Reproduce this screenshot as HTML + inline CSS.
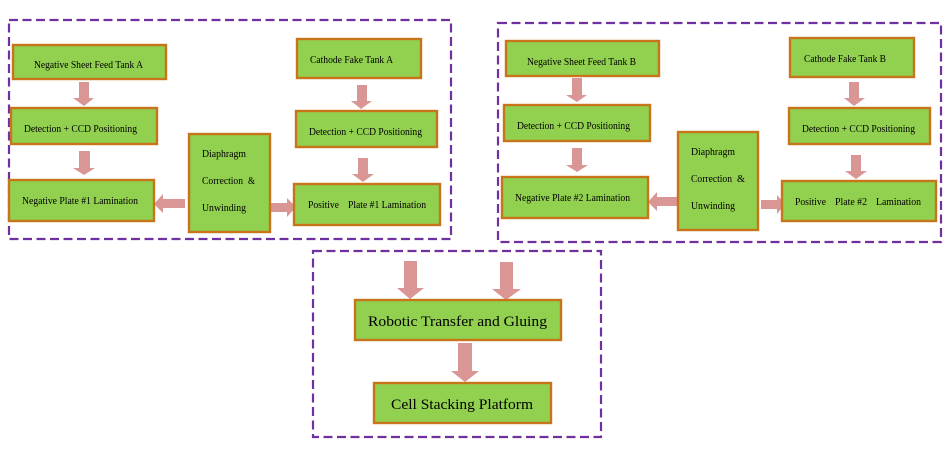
<!DOCTYPE html>
<html>
<head>
<meta charset="utf-8">
<style>
html,body{margin:0;padding:0;background:#fff;width:951px;height:454px;overflow:hidden}
svg{display:block}
text{font-family:"Liberation Serif",serif;font-size:10px;fill:#000}
.l{font-size:15px}
.b{fill:#92D050;stroke:#C8741A;stroke-width:2.4}
.d{fill:none;stroke:#7030A0;stroke-width:2.2;stroke-dasharray:9 4.5}
.a{fill:#D99694}
</style>
</head>
<body>
<svg width="951" height="454" viewBox="0 0 951 454" xmlns="http://www.w3.org/2000/svg">
<rect width="951" height="454" fill="#fff"/>
<!-- dashed groups -->
<rect class="d" x="9" y="20" width="442" height="219"/>
<rect class="d" x="498" y="23" width="443" height="219"/>
<rect class="d" x="313" y="251" width="288" height="186"/>

<!-- arrows group A -->
<polygon class="a" points="79,82 89,82 89,98 94,98 84,106 73,98 79,98"/>
<polygon class="a" points="79,151 90,151 90,168 95,168 84,175 73,168 79,168"/>
<polygon class="a" points="154,204 163,194 163,199 185,199 185,208 163,208 163,213"/>
<polygon class="a" points="296,207 287,198 287,203 271,203 271,212 287,212 287,217"/>
<polygon class="a" points="357,85 367,85 367,101 372,101 361,109 351,101 357,101"/>
<polygon class="a" points="358,158 368,158 368,174 374,174 363,182 352,174 358,174"/>

<!-- arrows group B -->
<polygon class="a" points="572,78 582,78 582,95 587,95 577,102 566,95 572,95"/>
<polygon class="a" points="572,148 582,148 582,165 588,165 577,172 566,165 572,165"/>
<polygon class="a" points="648,202 657,192 657,197 678,197 678,206 657,206 657,211"/>
<polygon class="a" points="785,204 777,195 777,200 761,200 761,209 777,209 777,214"/>
<polygon class="a" points="849,82 859,82 859,98 865,98 854,106 844,98 849,98"/>
<polygon class="a" points="851,155 861,155 861,171 867,171 856,179 845,171 851,171"/>

<!-- arrows bottom -->
<polygon class="a" points="404,261 417,261 417,288 424,288 410,299 397,288 404,288"/>
<polygon class="a" points="500,262 513,262 513,289 521,289 506,300 492,289 500,289"/>
<polygon class="a" points="458,343 472,343 472,371 479,371 465,382 451,371 458,371"/>

<!-- boxes group A -->
<rect class="b" x="13" y="45" width="153" height="34"/>
<rect class="b" x="11" y="108" width="146" height="36"/>
<rect class="b" x="9" y="180" width="145" height="41"/>
<rect class="b" x="189" y="134" width="81" height="98"/>
<rect class="b" x="297" y="39" width="124" height="39"/>
<rect class="b" x="296" y="111" width="141" height="36"/>
<rect class="b" x="294" y="184" width="146" height="41"/>

<!-- boxes group B -->
<rect class="b" x="506" y="41" width="153" height="35"/>
<rect class="b" x="504" y="105" width="146" height="36"/>
<rect class="b" x="502" y="177" width="146" height="41"/>
<rect class="b" x="678" y="132" width="80" height="98"/>
<rect class="b" x="790" y="38" width="124" height="39"/>
<rect class="b" x="789" y="108" width="141" height="36"/>
<rect class="b" x="782" y="181" width="154" height="40"/>

<!-- boxes bottom -->
<rect class="b" x="355" y="300" width="206" height="40"/>
<rect class="b" x="374" y="383" width="177" height="40"/>

<!-- labels group A -->
<text x="34" y="68" textLength="109" lengthAdjust="spacingAndGlyphs">Negative Sheet Feed Tank A</text>
<text x="24" y="132" textLength="113" lengthAdjust="spacingAndGlyphs">Detection + CCD Positioning</text>
<text x="22" y="204" textLength="116" lengthAdjust="spacingAndGlyphs">Negative Plate #1 Lamination</text>
<text x="202" y="157" textLength="44" lengthAdjust="spacingAndGlyphs">Diaphragm</text>
<text x="202" y="184" textLength="41" lengthAdjust="spacingAndGlyphs">Correction</text>
<text x="248" y="184" textLength="7" lengthAdjust="spacingAndGlyphs">&amp;</text>
<text x="202" y="211" textLength="44" lengthAdjust="spacingAndGlyphs">Unwinding</text>
<text x="310" y="63" textLength="83" lengthAdjust="spacingAndGlyphs">Cathode Fake Tank A</text>
<text x="309" y="135" textLength="113" lengthAdjust="spacingAndGlyphs">Detection + CCD Positioning</text>
<text x="308" y="208" textLength="31" lengthAdjust="spacingAndGlyphs">Positive</text>
<text x="348" y="208" textLength="78" lengthAdjust="spacingAndGlyphs">Plate #1 Lamination</text>

<!-- labels group B -->
<text x="527" y="65" textLength="109" lengthAdjust="spacingAndGlyphs">Negative Sheet Feed Tank B</text>
<text x="517" y="129" textLength="113" lengthAdjust="spacingAndGlyphs">Detection + CCD Positioning</text>
<text x="515" y="201" textLength="115" lengthAdjust="spacingAndGlyphs">Negative Plate #2 Lamination</text>
<text x="691" y="155" textLength="44" lengthAdjust="spacingAndGlyphs">Diaphragm</text>
<text x="691" y="182" textLength="41" lengthAdjust="spacingAndGlyphs">Correction</text>
<text x="737" y="182" textLength="8" lengthAdjust="spacingAndGlyphs">&amp;</text>
<text x="691" y="209" textLength="44" lengthAdjust="spacingAndGlyphs">Unwinding</text>
<text x="804" y="62" textLength="82" lengthAdjust="spacingAndGlyphs">Cathode Fake Tank B</text>
<text x="802" y="132" textLength="113" lengthAdjust="spacingAndGlyphs">Detection + CCD Positioning</text>
<text x="795" y="205" textLength="31" lengthAdjust="spacingAndGlyphs">Positive</text>
<text x="835" y="205" textLength="32" lengthAdjust="spacingAndGlyphs">Plate #2</text>
<text x="876" y="205" textLength="45" lengthAdjust="spacingAndGlyphs">Lamination</text>

<!-- labels bottom -->
<text class="l" x="368" y="326" textLength="179" lengthAdjust="spacingAndGlyphs">Robotic Transfer and Gluing</text>
<text class="l" x="391" y="409" textLength="142" lengthAdjust="spacingAndGlyphs">Cell Stacking Platform</text>
</svg>
</body>
</html>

-----

● **Problem requirements**: Your task is to reproduce exactly the lines from the start of the data above through the line containing "472,343 472,371 479,371", leaving every picture out.

● **Solved problem**:
Reproduce this screenshot as HTML + inline CSS.
<!DOCTYPE html>
<html>
<head>
<meta charset="utf-8">
<style>
html,body{margin:0;padding:0;background:#fff;width:951px;height:454px;overflow:hidden}
svg{display:block}
text{font-family:"Liberation Serif",serif;font-size:10px;fill:#000}
.l{font-size:15px}
.b{fill:#92D050;stroke:#C8741A;stroke-width:2.4}
.d{fill:none;stroke:#7030A0;stroke-width:2.2;stroke-dasharray:9 4.5}
.a{fill:#D99694}
</style>
</head>
<body>
<svg width="951" height="454" viewBox="0 0 951 454" xmlns="http://www.w3.org/2000/svg">
<rect width="951" height="454" fill="#fff"/>
<!-- dashed groups -->
<rect class="d" x="9" y="20" width="442" height="219"/>
<rect class="d" x="498" y="23" width="443" height="219"/>
<rect class="d" x="313" y="251" width="288" height="186"/>

<!-- arrows group A -->
<polygon class="a" points="79,82 89,82 89,98 94,98 84,106 73,98 79,98"/>
<polygon class="a" points="79,151 90,151 90,168 95,168 84,175 73,168 79,168"/>
<polygon class="a" points="154,204 163,194 163,199 185,199 185,208 163,208 163,213"/>
<polygon class="a" points="296,207 287,198 287,203 271,203 271,212 287,212 287,217"/>
<polygon class="a" points="357,85 367,85 367,101 372,101 361,109 351,101 357,101"/>
<polygon class="a" points="358,158 368,158 368,174 374,174 363,182 352,174 358,174"/>

<!-- arrows group B -->
<polygon class="a" points="572,78 582,78 582,95 587,95 577,102 566,95 572,95"/>
<polygon class="a" points="572,148 582,148 582,165 588,165 577,172 566,165 572,165"/>
<polygon class="a" points="648,202 657,192 657,197 678,197 678,206 657,206 657,211"/>
<polygon class="a" points="785,204 777,195 777,200 761,200 761,209 777,209 777,214"/>
<polygon class="a" points="849,82 859,82 859,98 865,98 854,106 844,98 849,98"/>
<polygon class="a" points="851,155 861,155 861,171 867,171 856,179 845,171 851,171"/>

<!-- arrows bottom -->
<polygon class="a" points="404,261 417,261 417,288 424,288 410,299 397,288 404,288"/>
<polygon class="a" points="500,262 513,262 513,289 521,289 506,300 492,289 500,289"/>
<polygon class="a" points="458,343 472,343 472,371 479,371 465,382 451,371 458,371"/>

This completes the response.